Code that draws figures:
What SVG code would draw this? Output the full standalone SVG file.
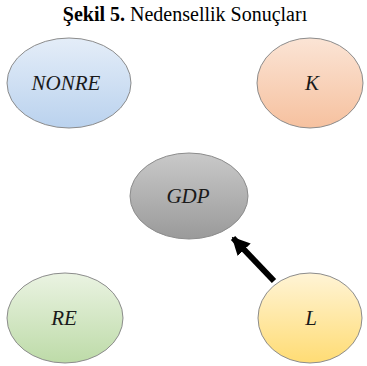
<svg xmlns="http://www.w3.org/2000/svg" width="367" height="366" viewBox="0 0 367 366">
<defs>
<linearGradient id="gBlue" x1="0" y1="0" x2="0" y2="1"><stop offset="0" stop-color="#e4edf8"/><stop offset="1" stop-color="#bad2ee"/></linearGradient>
<linearGradient id="gOrange" x1="0" y1="0" x2="0" y2="1"><stop offset="0" stop-color="#fbe4d5"/><stop offset="1" stop-color="#f6c19f"/></linearGradient>
<linearGradient id="gGray" x1="0" y1="0" x2="0" y2="1"><stop offset="0" stop-color="#c9c9c9"/><stop offset="1" stop-color="#9a9a9a"/></linearGradient>
<linearGradient id="gGreen" x1="0" y1="0" x2="0" y2="1"><stop offset="0" stop-color="#eaf3e2"/><stop offset="1" stop-color="#bddba8"/></linearGradient>
<linearGradient id="gYellow" x1="0" y1="0" x2="0" y2="1"><stop offset="0" stop-color="#fff4d6"/><stop offset="1" stop-color="#ffdc74"/></linearGradient>
<marker id="ah" viewBox="0 0 10 10" refX="9" refY="5" markerWidth="3" markerHeight="3" orient="auto" markerUnits="strokeWidth"><path d="M0,0 L10,5 L0,10 z" fill="#000"/></marker>
</defs>
<style>
.node ellipse{stroke:#8c8c8c;stroke-width:1}
.node text{font-family:'Liberation Serif',serif;font-style:italic;font-size:21px;fill:#1a1a1a;text-anchor:middle}
.title{font-family:'Liberation Serif',serif;font-size:20px;fill:#000;text-anchor:middle}
</style>
<rect width="367" height="366" fill="#fff"/>
<text class="title" x="185" y="21"><tspan font-weight="bold">Şekil 5.</tspan> Nedensellik Sonuçları</text>
<g id="NONRE" class="node"><ellipse cx="69" cy="83" rx="62" ry="45" fill="url(#gBlue)"/><text x="66" y="90">NONRE</text></g>
<g id="K" class="node"><ellipse cx="310" cy="83" rx="53" ry="45" fill="url(#gOrange)"/><text x="312" y="90">K</text></g>
<g id="GDP" class="node"><ellipse cx="189" cy="196" rx="59" ry="43" fill="url(#gGray)"/><text x="188" y="203">GDP</text></g>
<g id="RE" class="node"><ellipse cx="65" cy="318" rx="58" ry="45" fill="url(#gGreen)"/><text x="64" y="325">RE</text></g>
<g id="L" class="node"><ellipse cx="310" cy="318" rx="52" ry="45" fill="url(#gYellow)"/><text x="311" y="325">L</text></g>
<g id="connectors"><line x1="274" y1="281" x2="233" y2="238" stroke="#000" stroke-width="6" marker-end="url(#ah)"/></g>
</svg>
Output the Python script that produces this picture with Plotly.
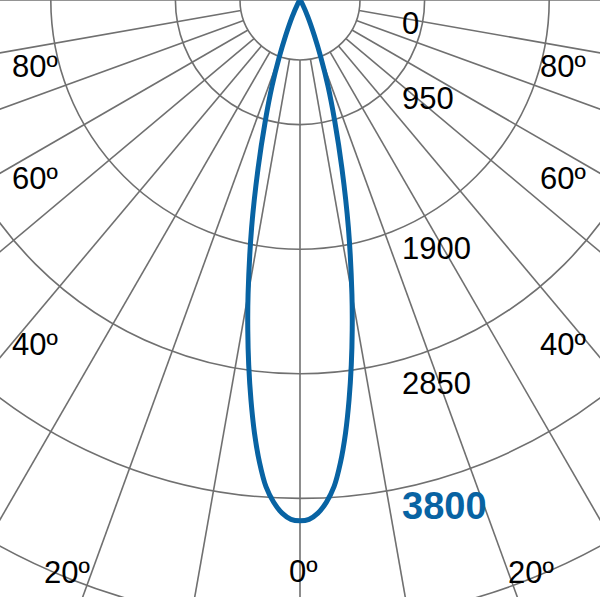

WHAT IS ASKED:
Repeat the material above verbatim, with no pictures in the output.

EXERCISE RESPONSE:
What SVG code would draw this? Output the full standalone SVG file.
<svg xmlns="http://www.w3.org/2000/svg" width="367" height="366" viewBox="0 0 367 366">
<defs>
<linearGradient id="gBlue" x1="0" y1="0" x2="0" y2="1"><stop offset="0" stop-color="#e4edf8"/><stop offset="1" stop-color="#bad2ee"/></linearGradient>
<linearGradient id="gOrange" x1="0" y1="0" x2="0" y2="1"><stop offset="0" stop-color="#fbe4d5"/><stop offset="1" stop-color="#f6c19f"/></linearGradient>
<linearGradient id="gGray" x1="0" y1="0" x2="0" y2="1"><stop offset="0" stop-color="#c9c9c9"/><stop offset="1" stop-color="#9a9a9a"/></linearGradient>
<linearGradient id="gGreen" x1="0" y1="0" x2="0" y2="1"><stop offset="0" stop-color="#eaf3e2"/><stop offset="1" stop-color="#bddba8"/></linearGradient>
<linearGradient id="gYellow" x1="0" y1="0" x2="0" y2="1"><stop offset="0" stop-color="#fff4d6"/><stop offset="1" stop-color="#ffdc74"/></linearGradient>
<marker id="ah" viewBox="0 0 10 10" refX="9" refY="5" markerWidth="3" markerHeight="3" orient="auto" markerUnits="strokeWidth"><path d="M0,0 L10,5 L0,10 z" fill="#000"/></marker>
</defs>
<style>
.node ellipse{stroke:#8c8c8c;stroke-width:1}
.node text{font-family:'Liberation Serif',serif;font-style:italic;font-size:21px;fill:#1a1a1a;text-anchor:middle}
.title{font-family:'Liberation Serif',serif;font-size:20px;fill:#000;text-anchor:middle}
</style>
<rect width="367" height="366" fill="#fff"/>
<text class="title" x="185" y="21"><tspan font-weight="bold">Şekil 5.</tspan> Nedensellik Sonuçları</text>
<g id="NONRE" class="node"><ellipse cx="69" cy="83" rx="62" ry="45" fill="url(#gBlue)"/><text x="66" y="90">NONRE</text></g>
<g id="K" class="node"><ellipse cx="310" cy="83" rx="53" ry="45" fill="url(#gOrange)"/><text x="312" y="90">K</text></g>
<g id="GDP" class="node"><ellipse cx="189" cy="196" rx="59" ry="43" fill="url(#gGray)"/><text x="188" y="203">GDP</text></g>
<g id="RE" class="node"><ellipse cx="65" cy="318" rx="58" ry="45" fill="url(#gGreen)"/><text x="64" y="325">RE</text></g>
<g id="L" class="node"><ellipse cx="310" cy="318" rx="52" ry="45" fill="url(#gYellow)"/><text x="311" y="325">L</text></g>
<g id="connectors"><line x1="274" y1="281" x2="233" y2="238" stroke="#000" stroke-width="6" marker-end="url(#ah)"/></g>
</svg>
Output the Python script that produces this picture with Plotly.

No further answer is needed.